THE FRUITS OF RACIAL PROFILING: Now imagine the following scenario. A sniper was terrorizing the capital city. Police came across a white guy in a car whom they suspected. They took his name, but they didn’t arrest him, because they were looking for a black man. The guy subsequently went on to kill several more people. Wouldn’t this be the basis for uproar? Wouldn’t the cops involved be fired? Wouldn’t there be a massive investigation into how such racial profiling could have happened? I would think so. But this may have been exactly what happened in this case! According to the Washington Post yesterday, the cops stopped the Chevy Caprice on October 8. Here’s how the Washington Post describes what happened:
The blue Caprice discovered today was believed to have been approached in Baltimore by police who found Muhammad sleeping on Oct. 8, the day after a 13-year-old boy in Bowie was wounded as the eighth victim of the sniper, the sources said. The car was spotted in a parking lot off 28th Street, near the exit ramp to Interstate 83. Muhammad was allowed to go, although his name was put into an information data bank in Baltimore, the sources said. “Everyone was looking for a white car with white people,” said one high-ranking police source. Muhammad and Malvo are black males.

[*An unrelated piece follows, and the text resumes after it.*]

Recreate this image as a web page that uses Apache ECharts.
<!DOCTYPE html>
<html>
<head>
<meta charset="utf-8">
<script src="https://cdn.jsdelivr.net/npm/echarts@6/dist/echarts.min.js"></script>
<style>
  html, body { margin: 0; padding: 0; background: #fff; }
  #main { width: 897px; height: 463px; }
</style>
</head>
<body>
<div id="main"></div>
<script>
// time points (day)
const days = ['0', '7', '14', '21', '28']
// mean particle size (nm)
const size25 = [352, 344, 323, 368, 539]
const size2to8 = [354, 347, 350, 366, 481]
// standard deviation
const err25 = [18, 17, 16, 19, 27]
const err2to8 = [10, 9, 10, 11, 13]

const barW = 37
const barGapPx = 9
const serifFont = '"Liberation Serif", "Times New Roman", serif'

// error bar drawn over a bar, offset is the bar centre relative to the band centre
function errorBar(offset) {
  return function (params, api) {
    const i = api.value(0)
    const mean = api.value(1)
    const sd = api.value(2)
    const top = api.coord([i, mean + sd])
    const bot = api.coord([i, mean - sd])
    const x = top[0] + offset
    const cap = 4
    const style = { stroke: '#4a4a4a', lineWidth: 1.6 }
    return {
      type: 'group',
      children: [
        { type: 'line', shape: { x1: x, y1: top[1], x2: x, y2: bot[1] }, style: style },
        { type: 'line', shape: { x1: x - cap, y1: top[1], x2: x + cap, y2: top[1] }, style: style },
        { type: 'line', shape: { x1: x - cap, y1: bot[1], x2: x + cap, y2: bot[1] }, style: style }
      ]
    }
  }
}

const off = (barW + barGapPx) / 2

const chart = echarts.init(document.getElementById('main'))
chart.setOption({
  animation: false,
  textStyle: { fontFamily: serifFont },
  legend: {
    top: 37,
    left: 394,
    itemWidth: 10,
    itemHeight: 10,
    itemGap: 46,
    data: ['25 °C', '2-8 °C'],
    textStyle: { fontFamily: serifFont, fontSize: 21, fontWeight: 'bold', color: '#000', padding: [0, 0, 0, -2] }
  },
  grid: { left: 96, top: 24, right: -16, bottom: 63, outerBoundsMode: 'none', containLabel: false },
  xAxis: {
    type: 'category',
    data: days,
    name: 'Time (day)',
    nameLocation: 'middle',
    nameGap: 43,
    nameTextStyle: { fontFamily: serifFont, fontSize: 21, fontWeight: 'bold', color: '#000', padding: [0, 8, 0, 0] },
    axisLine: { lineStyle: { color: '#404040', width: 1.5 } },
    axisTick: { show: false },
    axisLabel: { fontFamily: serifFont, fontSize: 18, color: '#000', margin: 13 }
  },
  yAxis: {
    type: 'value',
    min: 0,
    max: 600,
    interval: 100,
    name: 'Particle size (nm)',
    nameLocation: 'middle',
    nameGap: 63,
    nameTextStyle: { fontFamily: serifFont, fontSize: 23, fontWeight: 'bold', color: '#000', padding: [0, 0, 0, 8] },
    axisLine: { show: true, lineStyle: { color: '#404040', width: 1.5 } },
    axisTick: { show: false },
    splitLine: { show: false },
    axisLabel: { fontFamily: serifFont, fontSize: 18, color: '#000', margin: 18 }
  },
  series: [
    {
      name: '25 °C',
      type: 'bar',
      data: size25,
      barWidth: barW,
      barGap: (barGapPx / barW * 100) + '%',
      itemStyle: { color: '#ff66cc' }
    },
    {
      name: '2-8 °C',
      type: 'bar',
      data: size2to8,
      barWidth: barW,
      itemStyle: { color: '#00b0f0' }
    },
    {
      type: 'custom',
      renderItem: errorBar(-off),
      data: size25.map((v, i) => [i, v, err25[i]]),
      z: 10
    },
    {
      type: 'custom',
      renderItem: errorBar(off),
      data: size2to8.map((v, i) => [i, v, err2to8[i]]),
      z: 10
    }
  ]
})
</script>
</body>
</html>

I’m a little suspicious about the wording here: “… was believed to have been approached …” But I see no refutation of this incident in today’s papers. And then there’s the stunning quote: “Everyone was looking for a white car with white people.” Get that? There’s a word for this: racial profiling. It’s wrong in itself but it’s simply astounding that this profiling by the police was also followed by the deaths of several more people. Why isn’t this a scandal? The only reason the cops – not “everyone,” in the weasel words of the “high-ranking police source” – were looking for a white guy was allegedly because only white guys are serial killers or snipers. First off, this is no excuse for racial profiling. Second, we already knew that this was not a typical serial killer or sniper. Thirdly, in the words of the New York Times,
According to a database compiled by James Alan Fox, a criminologist at Northeastern University and one of the most widely quoted profilers, 55 percent of sniper killers are white.

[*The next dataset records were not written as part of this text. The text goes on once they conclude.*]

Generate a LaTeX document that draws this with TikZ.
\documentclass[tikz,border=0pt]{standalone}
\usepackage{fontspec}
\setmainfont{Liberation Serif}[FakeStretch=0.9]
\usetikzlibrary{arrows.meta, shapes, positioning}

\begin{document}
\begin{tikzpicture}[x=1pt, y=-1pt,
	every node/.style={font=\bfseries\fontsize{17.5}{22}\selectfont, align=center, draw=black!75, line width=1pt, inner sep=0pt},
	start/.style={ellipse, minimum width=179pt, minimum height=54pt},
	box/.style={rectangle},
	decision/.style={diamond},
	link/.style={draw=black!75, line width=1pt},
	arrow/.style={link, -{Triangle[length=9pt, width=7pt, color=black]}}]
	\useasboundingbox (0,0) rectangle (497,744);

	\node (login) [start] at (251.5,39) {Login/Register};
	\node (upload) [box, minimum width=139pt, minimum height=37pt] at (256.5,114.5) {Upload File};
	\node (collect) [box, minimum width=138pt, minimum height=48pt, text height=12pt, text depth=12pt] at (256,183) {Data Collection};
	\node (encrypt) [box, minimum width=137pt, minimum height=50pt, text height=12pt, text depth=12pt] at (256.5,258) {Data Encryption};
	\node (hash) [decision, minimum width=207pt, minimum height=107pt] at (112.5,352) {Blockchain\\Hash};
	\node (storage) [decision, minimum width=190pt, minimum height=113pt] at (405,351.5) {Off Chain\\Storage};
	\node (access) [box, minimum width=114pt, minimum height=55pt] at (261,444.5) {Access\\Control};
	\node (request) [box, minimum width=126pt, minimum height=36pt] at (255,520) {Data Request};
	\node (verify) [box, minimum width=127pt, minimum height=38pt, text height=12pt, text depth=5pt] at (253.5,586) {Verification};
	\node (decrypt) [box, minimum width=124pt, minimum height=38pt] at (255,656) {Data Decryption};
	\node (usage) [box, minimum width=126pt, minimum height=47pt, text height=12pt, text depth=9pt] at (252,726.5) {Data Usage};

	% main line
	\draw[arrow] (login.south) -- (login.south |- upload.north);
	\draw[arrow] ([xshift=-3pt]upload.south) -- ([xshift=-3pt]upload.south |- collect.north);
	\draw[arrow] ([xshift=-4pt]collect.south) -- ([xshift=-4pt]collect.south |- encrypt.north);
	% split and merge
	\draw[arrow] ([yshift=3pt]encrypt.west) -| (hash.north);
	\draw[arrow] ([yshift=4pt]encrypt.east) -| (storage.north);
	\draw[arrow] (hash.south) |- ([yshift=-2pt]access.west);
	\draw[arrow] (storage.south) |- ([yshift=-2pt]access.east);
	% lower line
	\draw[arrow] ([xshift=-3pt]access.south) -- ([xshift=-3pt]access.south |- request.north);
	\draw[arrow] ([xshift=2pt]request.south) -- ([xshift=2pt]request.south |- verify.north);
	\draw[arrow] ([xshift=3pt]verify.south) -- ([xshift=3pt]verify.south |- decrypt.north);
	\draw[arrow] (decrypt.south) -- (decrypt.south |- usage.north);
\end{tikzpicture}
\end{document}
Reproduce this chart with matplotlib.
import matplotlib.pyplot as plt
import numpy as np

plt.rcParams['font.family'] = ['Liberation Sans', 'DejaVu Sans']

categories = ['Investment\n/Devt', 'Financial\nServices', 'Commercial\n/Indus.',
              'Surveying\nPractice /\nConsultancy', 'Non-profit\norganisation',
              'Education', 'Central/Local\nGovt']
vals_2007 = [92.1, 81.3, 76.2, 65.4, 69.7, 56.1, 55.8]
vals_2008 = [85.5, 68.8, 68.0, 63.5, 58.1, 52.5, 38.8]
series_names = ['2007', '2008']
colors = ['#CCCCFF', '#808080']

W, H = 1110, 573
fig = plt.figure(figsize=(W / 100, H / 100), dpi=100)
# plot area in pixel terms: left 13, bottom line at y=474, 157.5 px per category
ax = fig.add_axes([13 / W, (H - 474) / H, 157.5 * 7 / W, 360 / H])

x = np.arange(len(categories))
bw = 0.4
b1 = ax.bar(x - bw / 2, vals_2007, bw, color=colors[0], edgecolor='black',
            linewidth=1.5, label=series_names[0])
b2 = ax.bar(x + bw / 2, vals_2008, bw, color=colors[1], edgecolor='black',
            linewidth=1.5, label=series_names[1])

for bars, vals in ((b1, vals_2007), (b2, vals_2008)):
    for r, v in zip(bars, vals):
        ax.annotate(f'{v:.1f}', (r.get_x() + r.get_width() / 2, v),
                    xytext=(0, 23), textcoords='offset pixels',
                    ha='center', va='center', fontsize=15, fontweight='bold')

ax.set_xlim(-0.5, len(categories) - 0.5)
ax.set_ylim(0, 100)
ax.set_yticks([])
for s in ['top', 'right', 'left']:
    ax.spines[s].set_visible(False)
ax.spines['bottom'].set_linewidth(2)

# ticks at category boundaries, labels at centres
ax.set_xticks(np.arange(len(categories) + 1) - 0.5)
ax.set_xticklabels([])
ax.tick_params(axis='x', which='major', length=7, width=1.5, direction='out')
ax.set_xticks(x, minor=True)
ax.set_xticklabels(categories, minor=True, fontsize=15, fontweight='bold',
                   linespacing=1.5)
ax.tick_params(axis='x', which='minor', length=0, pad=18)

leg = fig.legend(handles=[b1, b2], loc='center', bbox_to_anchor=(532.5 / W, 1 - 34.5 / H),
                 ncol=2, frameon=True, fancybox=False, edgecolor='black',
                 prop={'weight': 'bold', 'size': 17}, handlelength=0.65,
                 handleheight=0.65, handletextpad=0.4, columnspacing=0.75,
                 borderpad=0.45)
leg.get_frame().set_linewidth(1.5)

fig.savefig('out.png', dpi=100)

In other words, the whole notion of racial profiling in this case was hooey in the first place. Even if he had been a typical sniper killer, there was close to a 50 percent chance of his being non-white. And yet the cops let a man go because of his race.
THE P.C. MEDIA: So the question becomes: why aren’t these obvious questions being raised in the major papers this morning? Part of it is legitimate caution in speculating about things we don’t know fully yet. That’s completely defensible. Part of it may be waiting for the shock to wear off. But, as I’ve shown, everything I’ve written here is from the papers themselves. So they’re not disguising or concealing any facts. I think the first reason for the reticence is an understandable reluctance to draw the link between domestic extreme Islam and terrorism. But this possibility is real; we’ve seen American citizens acting as foot-soldiers for al Qaeda; and we’ve seen them act as sympathizers. It may be grim to contemplate it, but these are times to look reality in the face. And I think the second reason for the reticence is that there’s a double-standard in which racial profiling against whites is fine, but racial profiling against blacks is wrong. In my view, any kind of racial profiling is always wrong. And if the cops had not been making reverse racist assumptions in this case, there’s a chance a few more people would be alive today. That alone should be enough for the people responsible for this profiling to be investigated. But somehow, I think they’ll get away with barely any criticism at all. Relief will dispel responsibility. It shouldn’t.